De la dépendance à la responsabilité
Ce que l’autonomie changerait profondément, en revanche, c’est la nature du pouvoir politique local.
Les politiques publiques — transports, santé, logement, développement économique — deviendraient des compétences pleines et assumées par les institutions martiniquaises.
La responsabilité des réussites, comme des échecs, ne pourrait plus être renvoyée à Paris.
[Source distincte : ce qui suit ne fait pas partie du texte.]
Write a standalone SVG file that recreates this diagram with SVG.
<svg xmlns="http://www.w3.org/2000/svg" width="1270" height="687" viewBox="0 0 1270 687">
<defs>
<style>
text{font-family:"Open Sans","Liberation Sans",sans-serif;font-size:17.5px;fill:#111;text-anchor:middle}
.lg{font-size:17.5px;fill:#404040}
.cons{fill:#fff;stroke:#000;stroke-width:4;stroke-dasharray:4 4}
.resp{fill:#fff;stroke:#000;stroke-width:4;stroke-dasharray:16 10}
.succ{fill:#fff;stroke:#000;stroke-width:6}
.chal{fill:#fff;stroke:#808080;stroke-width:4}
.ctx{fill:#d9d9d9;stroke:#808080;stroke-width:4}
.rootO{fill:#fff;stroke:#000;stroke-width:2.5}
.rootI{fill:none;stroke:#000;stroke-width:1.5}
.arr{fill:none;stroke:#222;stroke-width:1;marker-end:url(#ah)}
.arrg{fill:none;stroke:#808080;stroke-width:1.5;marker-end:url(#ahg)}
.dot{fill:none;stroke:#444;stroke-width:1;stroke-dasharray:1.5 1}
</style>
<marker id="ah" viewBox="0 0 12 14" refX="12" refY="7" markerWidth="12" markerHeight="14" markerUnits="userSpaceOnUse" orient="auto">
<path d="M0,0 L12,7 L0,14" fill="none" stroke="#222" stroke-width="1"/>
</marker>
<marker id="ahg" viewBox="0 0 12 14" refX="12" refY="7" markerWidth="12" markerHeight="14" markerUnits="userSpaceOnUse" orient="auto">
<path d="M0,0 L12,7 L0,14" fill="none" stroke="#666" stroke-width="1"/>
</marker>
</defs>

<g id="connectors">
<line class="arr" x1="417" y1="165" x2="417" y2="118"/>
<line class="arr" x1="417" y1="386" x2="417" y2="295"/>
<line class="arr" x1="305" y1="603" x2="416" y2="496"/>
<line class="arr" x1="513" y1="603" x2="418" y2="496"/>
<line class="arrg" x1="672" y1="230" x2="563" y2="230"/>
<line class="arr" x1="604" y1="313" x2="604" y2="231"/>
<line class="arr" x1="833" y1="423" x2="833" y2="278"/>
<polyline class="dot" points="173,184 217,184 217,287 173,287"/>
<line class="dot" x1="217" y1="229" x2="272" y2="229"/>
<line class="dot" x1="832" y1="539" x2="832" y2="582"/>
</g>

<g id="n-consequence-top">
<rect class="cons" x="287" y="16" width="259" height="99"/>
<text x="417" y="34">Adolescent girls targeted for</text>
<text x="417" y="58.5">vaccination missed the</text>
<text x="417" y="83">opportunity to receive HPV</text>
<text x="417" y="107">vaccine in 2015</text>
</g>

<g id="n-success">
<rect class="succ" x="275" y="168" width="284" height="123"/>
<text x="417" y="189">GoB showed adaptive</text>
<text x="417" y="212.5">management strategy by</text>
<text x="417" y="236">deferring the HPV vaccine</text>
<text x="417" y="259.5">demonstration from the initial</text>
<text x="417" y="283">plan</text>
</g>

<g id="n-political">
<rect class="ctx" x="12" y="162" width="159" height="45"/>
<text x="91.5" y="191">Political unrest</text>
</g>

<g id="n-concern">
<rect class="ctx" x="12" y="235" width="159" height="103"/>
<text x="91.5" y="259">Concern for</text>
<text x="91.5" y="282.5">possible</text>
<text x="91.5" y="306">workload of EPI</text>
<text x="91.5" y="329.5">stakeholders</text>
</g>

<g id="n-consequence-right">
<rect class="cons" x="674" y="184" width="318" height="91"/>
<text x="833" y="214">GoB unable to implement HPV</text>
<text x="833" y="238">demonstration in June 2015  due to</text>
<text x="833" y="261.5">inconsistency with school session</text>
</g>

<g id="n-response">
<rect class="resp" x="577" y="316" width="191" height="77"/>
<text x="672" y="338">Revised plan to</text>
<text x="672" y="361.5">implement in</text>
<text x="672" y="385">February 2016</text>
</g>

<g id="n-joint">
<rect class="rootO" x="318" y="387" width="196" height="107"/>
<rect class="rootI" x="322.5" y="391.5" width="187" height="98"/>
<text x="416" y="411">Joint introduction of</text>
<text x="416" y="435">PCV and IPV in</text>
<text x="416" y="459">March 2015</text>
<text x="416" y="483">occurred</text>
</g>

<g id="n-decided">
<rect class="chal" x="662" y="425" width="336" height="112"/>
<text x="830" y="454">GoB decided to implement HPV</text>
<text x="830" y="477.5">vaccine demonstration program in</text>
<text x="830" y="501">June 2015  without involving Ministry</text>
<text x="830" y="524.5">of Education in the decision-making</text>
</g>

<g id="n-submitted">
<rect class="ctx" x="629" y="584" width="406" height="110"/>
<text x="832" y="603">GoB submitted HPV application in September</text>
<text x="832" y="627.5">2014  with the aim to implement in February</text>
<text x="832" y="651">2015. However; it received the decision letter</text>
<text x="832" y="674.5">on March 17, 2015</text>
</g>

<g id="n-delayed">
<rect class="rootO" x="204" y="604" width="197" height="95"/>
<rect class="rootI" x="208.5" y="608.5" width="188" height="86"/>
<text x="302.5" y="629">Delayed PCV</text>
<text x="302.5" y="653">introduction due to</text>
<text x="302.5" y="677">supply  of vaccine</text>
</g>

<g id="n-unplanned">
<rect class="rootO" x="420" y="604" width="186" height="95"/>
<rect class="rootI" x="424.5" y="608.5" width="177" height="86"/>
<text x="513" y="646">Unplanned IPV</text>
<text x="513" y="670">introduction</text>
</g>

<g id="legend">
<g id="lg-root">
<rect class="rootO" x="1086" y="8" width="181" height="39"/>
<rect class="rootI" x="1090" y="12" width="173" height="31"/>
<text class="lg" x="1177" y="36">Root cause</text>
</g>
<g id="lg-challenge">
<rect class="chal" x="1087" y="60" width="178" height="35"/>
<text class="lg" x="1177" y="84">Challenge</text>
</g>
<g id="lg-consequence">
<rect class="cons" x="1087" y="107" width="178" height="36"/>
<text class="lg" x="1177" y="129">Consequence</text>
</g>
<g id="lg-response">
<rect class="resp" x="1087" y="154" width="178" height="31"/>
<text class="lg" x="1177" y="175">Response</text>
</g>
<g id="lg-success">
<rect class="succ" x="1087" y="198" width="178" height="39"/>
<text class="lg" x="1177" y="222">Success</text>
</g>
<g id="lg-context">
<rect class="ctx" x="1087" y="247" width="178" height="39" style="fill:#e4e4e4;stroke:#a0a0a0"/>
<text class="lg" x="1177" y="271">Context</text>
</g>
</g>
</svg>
L’autonomie, serait la fin de l’alibi , elle obligerait à gouverner ici, à rendre des comptes ici, et à trouver des solutions localement.
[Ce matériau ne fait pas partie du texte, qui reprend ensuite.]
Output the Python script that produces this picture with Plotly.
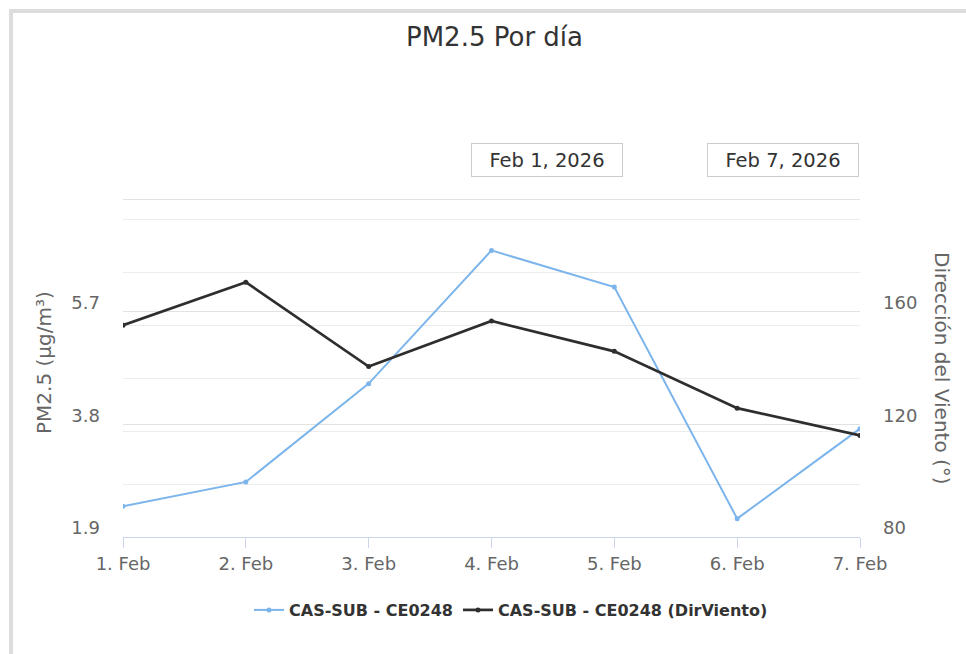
import plotly.graph_objects as go

categories = ["1. Feb", "2. Feb", "3. Feb", "4. Feb", "5. Feb", "6. Feb", "7. Feb"]
pm25 = [2.42, 2.83, 4.49, 6.74, 6.12, 2.21, 3.73]
dir_viento = [155.3, 170.6, 140.6, 156.8, 146.0, 125.8, 116.1]
left_ticks = [1.9, 3.8, 5.7, 7.6]
left_ticktext = ["1.9", "3.8", "5.7", ""]
right_ticks = [80, 120, 160, 200]
right_ticktext = ["80", "120", "160", ""]
range_labels = ["Feb 1, 2026", "Feb 7, 2026"]
series_names = ["CAS-SUB - CE0248", "CAS-SUB - CE0248 (DirViento)"]

FONT = "DejaVu Sans"
W, H = 966, 654
L, R, T, B = 123, 106, 198, 117
PW, PH = W - L - R, H - T - B

def px(x):
    return (x - L) / PW

def py(y):
    return (H - B - y) / PH

# small headroom so the top gridline is not clipped at the plot edge
y1_max = left_ticks[-1] + 0.025
y2_max = right_ticks[0] + (y1_max - left_ticks[0]) / (left_ticks[-1] - left_ticks[0]) * (right_ticks[-1] - right_ticks[0])

fig = go.Figure()
fig.add_trace(go.Scatter(
    x=categories, y=pm25, name=series_names[0], mode="lines+markers",
    line=dict(color="#7cb5ec", width=2), marker=dict(size=5, color="#7cb5ec"),
    yaxis="y"))
fig.add_trace(go.Scatter(
    x=categories, y=dir_viento, name=series_names[1], mode="lines+markers",
    line=dict(color="#2e2e2e", width=2.7), marker=dict(size=5, color="#2e2e2e"),
    yaxis="y2"))

fig.update_layout(
    width=W, height=H,
    margin=dict(l=L, r=R, t=T, b=B, autoexpand=False),
    paper_bgcolor="white", plot_bgcolor="white",
    font=dict(family=FONT, color="#666666"),
    title=dict(text="PM2.5 Por día", x=494.5 / W, y=1 - 37 / H, xanchor="center",
               yanchor="middle", font=dict(size=26, color="#333333", family=FONT)),
    xaxis=dict(type="category", range=[0, len(categories) - 1], showgrid=False,
               showline=True, linecolor="#ccd6eb", linewidth=1,
               ticks="outside", ticklen=10, tickcolor="#ccd6eb",
               tickfont=dict(size=18, color="#666666"), zeroline=False),
    yaxis=dict(range=[left_ticks[0], y1_max], tickmode="array",
               tickvals=left_ticks, ticktext=left_ticktext,
               showgrid=True, gridcolor="#e2e2e2", gridwidth=1, zeroline=False,
               showline=False, tickfont=dict(size=18, color="#666666"),
               ticklabelstandoff=22, ticklabelshift=-9),
    yaxis2=dict(range=[right_ticks[0], y2_max], overlaying="y", side="right",
                tickmode="array", tickvals=right_ticks, ticktext=right_ticktext,
                showgrid=False, zeroline=False, showline=False,
                minor=dict(tick0=80, dtick=18.8, showgrid=True, gridcolor="#ececec",
                           gridwidth=1, ticks=""),
                tickfont=dict(size=18, color="#666666"),
                ticklabelstandoff=22, ticklabelshift=-9),
    showlegend=True,
    legend=dict(orientation="h", x=px(511), xanchor="center", y=py(610),
                yanchor="middle",
                font=dict(size=16, color="#333333", family=FONT, weight="bold"),
                itemwidth=30, bgcolor="rgba(0,0,0,0)"),
    hovermode=False,
)

# axis titles
fig.add_annotation(text="PM2.5 (µg/m³)", xref="paper", yref="paper",
                   x=px(44), y=py(363), xanchor="center", yanchor="middle",
                   textangle=-90, showarrow=False,
                   font=dict(size=20, color="#666666", family=FONT))
fig.add_annotation(text="Dirección del Viento (°)", xref="paper", yref="paper",
                   x=px(942), y=py(368), xanchor="center", yanchor="middle",
                   textangle=90, showarrow=False,
                   font=dict(size=20, color="#666666", family=FONT))

# range selector boxes
for lbl, cx in zip(range_labels, [547, 783]):
    fig.add_annotation(text=lbl, xref="paper", yref="paper", x=px(cx), y=py(160),
                       xanchor="center", yanchor="middle",
                       showarrow=False, width=150, height=32, borderpad=0,
                       bordercolor="#cccccc", borderwidth=1, bgcolor="white",
                       font=dict(size=19.5, color="#333333", family=FONT))

# outer container border
fig.add_shape(type="rect", xref="paper", yref="paper",
              x0=px(11), x1=px(1000), y0=py(700), y1=py(11),
              line=dict(color="#dcdcdc", width=4), layer="below")

fig.write_html("out.html", config={"displayModeBar": False},
               post_script="document.body.style.margin='0px';")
En ce sens, l’autonomie ne protégerait pas seulement la Martinique des crises parisiennes : elle la forcerait à développer une culture politique de la continuité — moins dépendante des alternances nationales, mais aussi plus exigeante vis-à-vis de ses propres dirigeants.
Une stabilité institutionnelle relative, mais réelle
Dans la pratique, l’autonomie offrirait à la Martinique un amortisseur politique :
les programmes territoriaux ne seraient plus interrompus à chaque remaniement ;
les coopérations régionales pourraient se poursuivre indépendamment du climat politique parisien ;
et les arbitrages budgétaires locaux gagneraient en lisibilité.
Mais cette stabilité aurait un prix : celui d’une maturité institutionnelle.
L’efficacité du modèle dépendrait de la capacité des acteurs locaux à bâtir un consensus politique durable et à exercer leurs compétences dans un esprit de responsabilité partagée.
L’autonomie ne garantirait pas une stabilité absolue, elle la rendrait possible mais tout dépendrait de la manière elle serait menée.
Ce qui ramène à la compétence des élus…
Ce que changerait l’autonomie pour la Martinique
1. Moins de dépendance administrative
Les changements de gouvernement à Paris n’affecteraient plus directement la gestion des politiques locales.
2. Une responsabilité politique accrue
Les élus martiniquais auraient la maîtrise (et la redevabilité) des politiques économiques et sociales.
3. Une ouverture régionale élargie
La Martinique pourrait renforcer ses partenariats avec la Caraïbe, la Banque de développement des Caraïbes et les programmes européens INTERREG sans attendre les validations ministérielles.
Un débat qui dépasse la conjoncture
Alors que la France traverse une nouvelle crise gouvernementale, la question statutaire martiniquaise prend une résonance particulière.
L’autonomie n’apparaît plus seulement comme un horizon politique, mais comme un outil de stabilité face à la volatilité du centre. Reste à savoir si la société martiniquaise est prête à franchir le pas — non pour s’éloigner de la République, mais pour la rendre plus équilibrée dans son fonctionnement.
En somme, une Martinique autonome ne serait pas une île coupée de Paris, mais une île capable de continuer à gouverner quand Paris vacille.